[Stated problem] Quote all of the data that follows exactly as written, skipping the images.

──────── Data segment

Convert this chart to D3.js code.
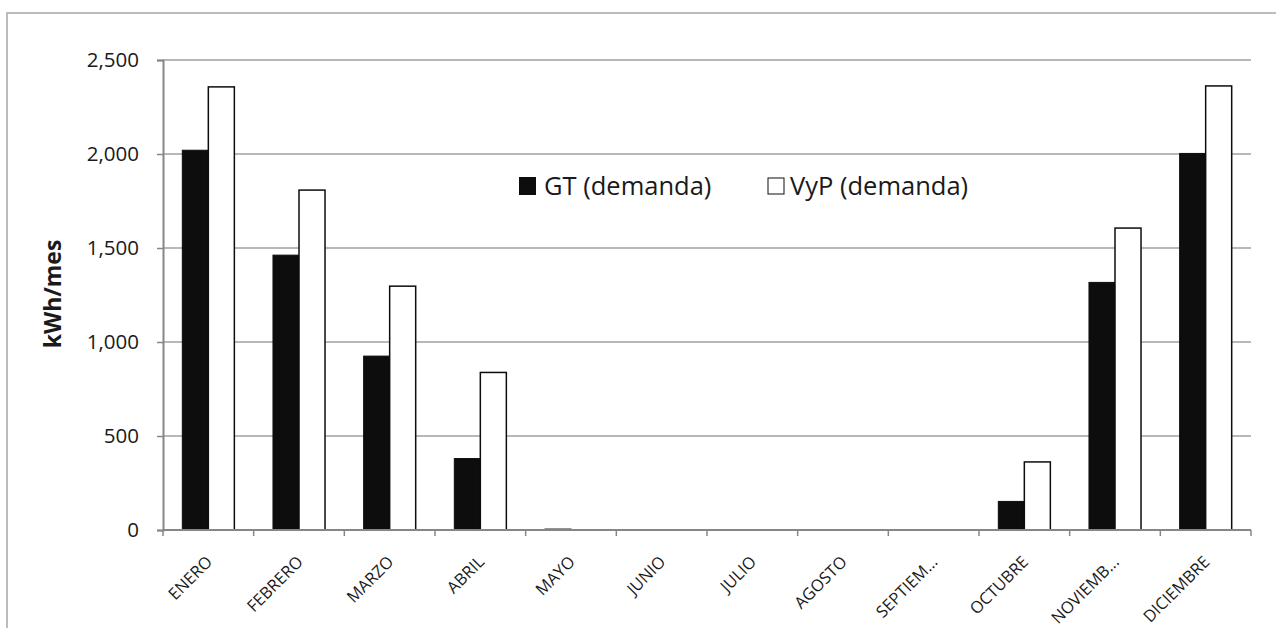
<!DOCTYPE html>
<html>
<head>
<meta charset="utf-8">
<script src="https://cdn.jsdelivr.net/npm/d3@7"></script>
<style>
  body { margin: 0; background: #fff; }
  svg { display: block; font-family: "Open Sans", sans-serif; }
</style>
</head>
<body>
<svg id="chart" width="1276" height="628"></svg>
<script>
// data
const months = ['ENERO', 'FEBRERO', 'MARZO', 'ABRIL', 'MAYO', 'JUNIO', 'JULIO', 'AGOSTO', 'SEPTIEM...', 'OCTUBRE', 'NOVIEMB...', 'DICIEMBRE'];
const gtValues = [2020, 1462, 925, 380, 5, 0, 0, 0, 0, 152, 1317, 2003];
const vypValues = [2357, 1808, 1297, 838, 0, 0, 0, 0, 0, 362, 1606, 2362];
const seriesNames = ['GT (demanda)', 'VyP (demanda)'];
const yTicks = [0, 500, 1000, 1500, 2000, 2500];

const svg = d3.select('#chart');
const margin = { left: 163, top: 60, right: 25, bottom: 98 };
const width = 1276 - margin.left - margin.right;
const height = 628 - margin.top - margin.bottom;

// outer chart border (runs off the right and bottom edges)
svg.append('rect')
  .attr('x', 7).attr('y', 13)
  .attr('width', 1300).attr('height', 700)
  .attr('fill', 'none').attr('stroke', '#a6a6a6').attr('stroke-width', 1.5);

const g = svg.append('g').attr('transform', `translate(${margin.left},${margin.top})`);

const x = d3.scaleBand().domain(months).range([0, width]).padding(0);
const y = d3.scaleLinear().domain([0, 2500]).range([height, 0]);
const groupW = x.bandwidth() * 0.574;
const x1 = d3.scaleBand().domain([0, 1]).range([0, groupW]);

// gridlines
g.append('g')
  .selectAll('line')
  .data(yTicks.slice(1))
  .enter().append('line')
  .attr('x1', 0).attr('x2', width)
  .attr('y1', (d) => y(d)).attr('y2', (d) => y(d))
  .attr('stroke', '#a0a0a0').attr('stroke-width', 1.5);

// bars
const rows = months.map((m, i) => ({ month: m, vals: [gtValues[i], vypValues[i]] }));
const groups = g.selectAll('.grp').data(rows).enter().append('g')
  .attr('transform', (d) => `translate(${x(d.month) + (x.bandwidth() - groupW) / 2},0)`);

groups.selectAll('rect')
  .data((d) => d.vals.map((v, k) => ({ v, k })))
  .enter().append('rect')
  .filter((d) => d.v > 0)
  .attr('x', (d) => x1(d.k))
  .attr('width', x1.bandwidth())
  .attr('y', (d) => y(d.v))
  .attr('height', (d) => height - y(d.v))
  .attr('fill', (d) => (d.k === 0 ? '#0d0d0d' : '#ffffff'))
  .attr('stroke', '#0d0d0d')
  .attr('stroke-width', (d) => (d.k === 0 ? 1 : 1.5));

// y axis
const yAxis = g.append('g')
  .call(d3.axisLeft(y).tickValues(yTicks).tickSize(6).tickPadding(18).tickFormat(d3.format(',')));
yAxis.select('.domain').attr('stroke', '#868686').attr('stroke-width', 2);
yAxis.selectAll('.tick line').attr('stroke', '#868686').attr('stroke-width', 1.5);
yAxis.selectAll('text').attr('font-size', 20.5).attr('fill', '#1a1a1a').attr('font-family', '"Open Sans", sans-serif');

// x axis: ticks on band boundaries
const xAxisG = g.append('g').attr('transform', `translate(0,${height})`);
xAxisG.append('line')
  .attr('x1', 0).attr('x2', width)
  .attr('stroke', '#868686').attr('stroke-width', 2);
xAxisG.selectAll('.bt')
  .data(months.concat(['end']))
  .enter().append('line')
  .attr('x1', (d, i) => (i < months.length ? x(d) : width))
  .attr('x2', (d, i) => (i < months.length ? x(d) : width))
  .attr('y1', 0).attr('y2', 6)
  .attr('stroke', '#868686').attr('stroke-width', 1.5);

xAxisG.selectAll('.lbl')
  .data(months)
  .enter().append('text')
  .attr('x', 0).attr('y', 0)
  .attr('transform', (d) => `translate(${x(d) + x.bandwidth() / 2 + 5},${33}) rotate(-45)`)
  .attr('text-anchor', 'end')
  .attr('font-size', 16.5)
  .attr('fill', '#1a1a1a')
  .text((d) => d);

// y axis title
svg.append('text')
  .attr('transform', 'translate(61,294) rotate(-90)')
  .attr('text-anchor', 'middle')
  .attr('font-size', 23)
  .attr('font-weight', 'bold')
  .attr('fill', '#1a1a1a')
  .text('kWh/mes');

// legend
const legend = svg.append('g').attr('transform', 'translate(519,177)');
const legX = [0, 249];
seriesNames.forEach((name, i) => {
  legend.append('rect')
    .attr('x', legX[i]).attr('y', i === 0 ? 0 : 1)
    .attr('width', i === 0 ? 17 : 16).attr('height', i === 0 ? 18 : 16)
    .attr('fill', i === 0 ? '#0d0d0d' : '#fff')
    .attr('stroke', '#0d0d0d').attr('stroke-width', i === 0 ? 0 : 1);
  legend.append('text')
    .attr('x', legX[i] + (i === 0 ? 25 : 22)).attr('y', 18)
    .attr('font-size', 25.5)
    .attr('fill', '#1a1a1a')
    .text(name);
});
</script>
</body>
</html>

────────────────

[Answer to the exercise]
Convert this chart to D3.js code.
<!DOCTYPE html>
<html>
<head>
<meta charset="utf-8">
<script src="https://cdn.jsdelivr.net/npm/d3@7"></script>
<style>
  body { margin: 0; background: #fff; }
  svg { display: block; font-family: "Open Sans", sans-serif; }
</style>
</head>
<body>
<svg id="chart" width="1276" height="628"></svg>
<script>
// data
const months = ['ENERO', 'FEBRERO', 'MARZO', 'ABRIL', 'MAYO', 'JUNIO', 'JULIO', 'AGOSTO', 'SEPTIEM...', 'OCTUBRE', 'NOVIEMB...', 'DICIEMBRE'];
const gtValues = [2020, 1462, 925, 380, 5, 0, 0, 0, 0, 152, 1317, 2003];
const vypValues = [2357, 1808, 1297, 838, 0, 0, 0, 0, 0, 362, 1606, 2362];
const seriesNames = ['GT (demanda)', 'VyP (demanda)'];
const yTicks = [0, 500, 1000, 1500, 2000, 2500];

const svg = d3.select('#chart');
const margin = { left: 163, top: 60, right: 25, bottom: 98 };
const width = 1276 - margin.left - margin.right;
const height = 628 - margin.top - margin.bottom;

// outer chart border (runs off the right and bottom edges)
svg.append('rect')
  .attr('x', 7).attr('y', 13)
  .attr('width', 1300).attr('height', 700)
  .attr('fill', 'none').attr('stroke', '#a6a6a6').attr('stroke-width', 1.5);

const g = svg.append('g').attr('transform', `translate(${margin.left},${margin.top})`);

const x = d3.scaleBand().domain(months).range([0, width]).padding(0);
const y = d3.scaleLinear().domain([0, 2500]).range([height, 0]);
const groupW = x.bandwidth() * 0.574;
const x1 = d3.scaleBand().domain([0, 1]).range([0, groupW]);

// gridlines
g.append('g')
  .selectAll('line')
  .data(yTicks.slice(1))
  .enter().append('line')
  .attr('x1', 0).attr('x2', width)
  .attr('y1', (d) => y(d)).attr('y2', (d) => y(d))
  .attr('stroke', '#a0a0a0').attr('stroke-width', 1.5);

// bars
const rows = months.map((m, i) => ({ month: m, vals: [gtValues[i], vypValues[i]] }));
const groups = g.selectAll('.grp').data(rows).enter().append('g')
  .attr('transform', (d) => `translate(${x(d.month) + (x.bandwidth() - groupW) / 2},0)`);

groups.selectAll('rect')
  .data((d) => d.vals.map((v, k) => ({ v, k })))
  .enter().append('rect')
  .filter((d) => d.v > 0)
  .attr('x', (d) => x1(d.k))
  .attr('width', x1.bandwidth())
  .attr('y', (d) => y(d.v))
  .attr('height', (d) => height - y(d.v))
  .attr('fill', (d) => (d.k === 0 ? '#0d0d0d' : '#ffffff'))
  .attr('stroke', '#0d0d0d')
  .attr('stroke-width', (d) => (d.k === 0 ? 1 : 1.5));

// y axis
const yAxis = g.append('g')
  .call(d3.axisLeft(y).tickValues(yTicks).tickSize(6).tickPadding(18).tickFormat(d3.format(',')));
yAxis.select('.domain').attr('stroke', '#868686').attr('stroke-width', 2);
yAxis.selectAll('.tick line').attr('stroke', '#868686').attr('stroke-width', 1.5);
yAxis.selectAll('text').attr('font-size', 20.5).attr('fill', '#1a1a1a').attr('font-family', '"Open Sans", sans-serif');

// x axis: ticks on band boundaries
const xAxisG = g.append('g').attr('transform', `translate(0,${height})`);
xAxisG.append('line')
  .attr('x1', 0).attr('x2', width)
  .attr('stroke', '#868686').attr('stroke-width', 2);
xAxisG.selectAll('.bt')
  .data(months.concat(['end']))
  .enter().append('line')
  .attr('x1', (d, i) => (i < months.length ? x(d) : width))
  .attr('x2', (d, i) => (i < months.length ? x(d) : width))
  .attr('y1', 0).attr('y2', 6)
  .attr('stroke', '#868686').attr('stroke-width', 1.5);

xAxisG.selectAll('.lbl')
  .data(months)
  .enter().append('text')
  .attr('x', 0).attr('y', 0)
  .attr('transform', (d) => `translate(${x(d) + x.bandwidth() / 2 + 5},${33}) rotate(-45)`)
  .attr('text-anchor', 'end')
  .attr('font-size', 16.5)
  .attr('fill', '#1a1a1a')
  .text((d) => d);

// y axis title
svg.append('text')
  .attr('transform', 'translate(61,294) rotate(-90)')
  .attr('text-anchor', 'middle')
  .attr('font-size', 23)
  .attr('font-weight', 'bold')
  .attr('fill', '#1a1a1a')
  .text('kWh/mes');

// legend
const legend = svg.append('g').attr('transform', 'translate(519,177)');
const legX = [0, 249];
seriesNames.forEach((name, i) => {
  legend.append('rect')
    .attr('x', legX[i]).attr('y', i === 0 ? 0 : 1)
    .attr('width', i === 0 ? 17 : 16).attr('height', i === 0 ? 18 : 16)
    .attr('fill', i === 0 ? '#0d0d0d' : '#fff')
    .attr('stroke', '#0d0d0d').attr('stroke-width', i === 0 ? 0 : 1);
  legend.append('text')
    .attr('x', legX[i] + (i === 0 ? 25 : 22)).attr('y', 18)
    .attr('font-size', 25.5)
    .attr('fill', '#1a1a1a')
    .text(name);
});
</script>
</body>
</html>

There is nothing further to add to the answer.